There’s nobody Michael Lewis likes better than a hero who gives a defiant middle finger to the conventional wisdom: The short-seller who bets against a soaring mortgage market; the equities trader who insists that the stock exchange is “rigged.
And then there’s Mr Lewis himself, who has made his own name and fortune by writing against expectations, taking arcane subjects that most of his mega-readership might know next to nothing about and skilfully unfurling their intricacies in all of their dramatic glory. His last book, The Fifth Risk, was about the unsung heroes of the federal bureaucracy and how the Trump White House was making their job harder, if not impossible. Mr Lewis’s new book, The Premonition, reads like a sequel of sorts, as he follows medical renegades who warned for years that something like the Covid-19 pandemic was bound to happen, while the federal government proved inordinately unhelpful. It’s a lesson that Charity Dean, a California health official, says she learned a long time ago: “No one’s coming to save you.”
Ms Dean is the most memorable of the main characters in The Premonition, which includes the doctors Richard Hatchett and Carter Mecher, who were part of the pandemic planning team in the George W Bush administration; a biologist and MacArthur “genius” named Joe DeRisi; and Bob Glass, a scientist whose 13-year-old daughter’s science fair project became the basis for the “social distancing” model of disease control.
The title of The Premonition suggests that the people in this book harboured a sixth sense about the future, but Mr Lewis suggests that they weren’t prophetic; they were just competent, dedicated individuals who were paying attention. They had read up on the flu pandemic of 1918. They saw what happened with SARS in 2003, and what almost happened with the swine flu in 2009. They knew that whatever system was supposed to contain disaster was really a “patchwork.”
True to form, Mr Lewis makes few grand claims for what he finds, preferring instead to let the curated details speak for themselves. “I think this particular story is about the curious talents of a society, and how those talents are wasted if not led. It’s also about how gaps open between a society’s reputation and its performance,” he writes in the prologue.
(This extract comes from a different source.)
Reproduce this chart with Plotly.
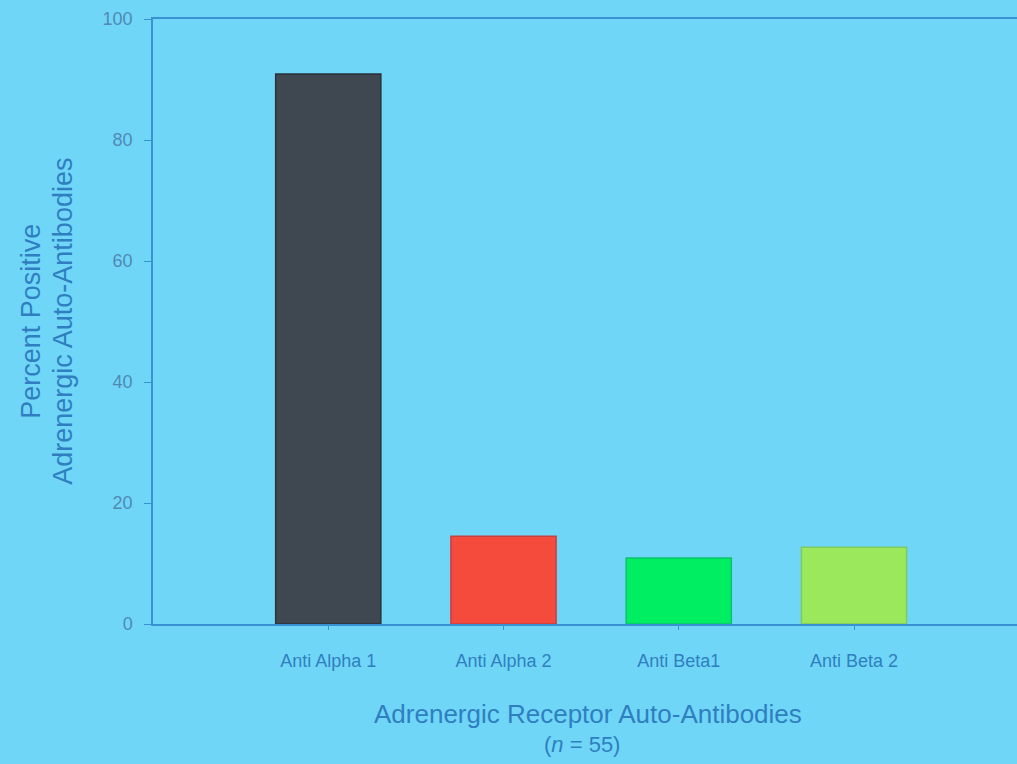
import plotly.graph_objects as go

categories = ["Anti Alpha 1", "Anti Alpha 2", "Anti Beta1", "Anti Beta 2"]
percent_positive = [90.9, 14.5, 10.9, 12.7]
bar_colors = ["#3f4851", "#f44b3c", "#00ee62", "#9ce85c"]
y_ticks = [0, 20, 40, 60, 80, 100]

bg = "#6fd6f8"
axis_col = "#3b92d2"
text_col = "#2f7fc0"
FONT = "Liberation Sans, Arial, sans-serif"

fig = go.Figure()
fig.add_trace(go.Bar(
    x=list(range(len(categories))),
    y=percent_positive,
    width=0.6,
    marker=dict(color=bar_colors,
                line=dict(color=["#2a323a", "#c84040", "#10c070", "#80c860"], width=1.5)),
))

annotations = [
    dict(text="Adrenergic Receptor Auto-Antibodies", x=0.503, y=-0.149, size=26),
    dict(text="(<i>n</i> = 55)", x=0.497, y=-0.199, size=22),
    dict(text="Percent Positive", x=-0.142, y=0.50, textangle=-90, size=27),
    dict(text="Adrenergic Auto-Antibodies", x=-0.105, y=0.50, textangle=-90, size=27),
]
for a in annotations:
    size = a.pop("size")
    a.update(xref="paper", yref="paper", showarrow=False, xanchor="center", yanchor="middle",
             font=dict(family=FONT, size=size, color=text_col))

fig.update_layout(
    width=1017, height=764,
    paper_bgcolor=bg, plot_bgcolor=bg,
    margin=dict(l=153, r=0, t=19, b=140),
    showlegend=False,
    font=dict(family=FONT, color=text_col),
    annotations=annotations,
    xaxis=dict(
        range=[-1.0, 3.93],
        tickmode="array",
        tickvals=list(range(len(categories))),
        ticktext=categories,
        tickfont=dict(size=18, color=text_col),
        showline=True, linecolor=axis_col, linewidth=1.5, mirror=True,
        ticks="outside", ticklen=4, tickcolor=axis_col,
        ticklabelstandoff=16,
        showgrid=False, zeroline=False,
    ),
    yaxis=dict(
        range=[0, 100],
        tickvals=y_ticks,
        tickfont=dict(size=18, color="#4f8ab5"),
        showline=True, linecolor=axis_col, linewidth=1.5,
        ticks="outside", ticklen=7, tickcolor=axis_col,
        ticklabelstandoff=8,
        showgrid=False, zeroline=False,
    ),
)

fig.write_html("out.html",
               config={"displayModeBar": False},
               post_script="document.body.style.margin='0';document.body.style.padding='0';document.body.style.overflow='hidden';")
The main question running through The Premonition is how, when it came to the initial Covid response, a very rich country that was ranked first globally in pandemic readiness in 2019 managed to incentivise almost all the wrong things. Mr Lewis describes a health care system whose for-profit operations are so entrenched that hospitals last spring couldn’t even avail themselves of a non-profit lab that was faster and free, because the hospital computers were incapable of coding for a $0 test. Staffers at the lab eagerly awaited a shipment of precious nasal swabs from the Strategic National Stockpile that turned out to be a bunch of Q-Tips. A venture capitalist offering to help alleviate the nasal swab shortage procured 5,000 eyelash brushes.
This method of hewing so tightly to his characters’ perspectives gives the narrative its undeniable propulsion, but it also comes at a cost. He doesn’t supply any endnotes, or even a sense of how many people he talked to. His main characters are presented to us as they would undoubtedly like to appear: charmingly obsessive, unwaveringly principled and unfailingly right.
At several points, he transcribes long block quotes from Mr Hatchett’s journal entries — essentially handing him the mic. He portrays Sonia Angell, the former public health director for California, who happened to be Mr Dean’s boss and nemesis, as monstrously incompetent, which may be true, but he doesn’t include any comment from Ms Angell. When a figure is about to get eviscerated in print, journalists are at least supposed to give her a chance to explain herself; Mr Lewis may have done this, but his spellbinding narrative is so driven by Ms Dean’s point of view that it doesn’t give any indication that he did.
Ms Lewis knows that one person’s story will never convey the entire picture. Yet to judge by the morality tale he offers in The Premonition, his own method is to choose a side and run with it.
He ends with what’s apparently intended as a heart-warming epilogue about Ms Dean’s decision, a year into the pandemic, to enter the private sector. She has named her venture The Public Health Company. “We’re going to do private government operations, like Blackwater,” she says. For some readers, her reference to a notorious mercenary force might sound ominous, but there’s no scepticism or pushback from Ms Lewis, nothing to suggest that he might see it differently from Ms Deans: as the brilliant idea of an honourable person whose only intention is to do the right thing.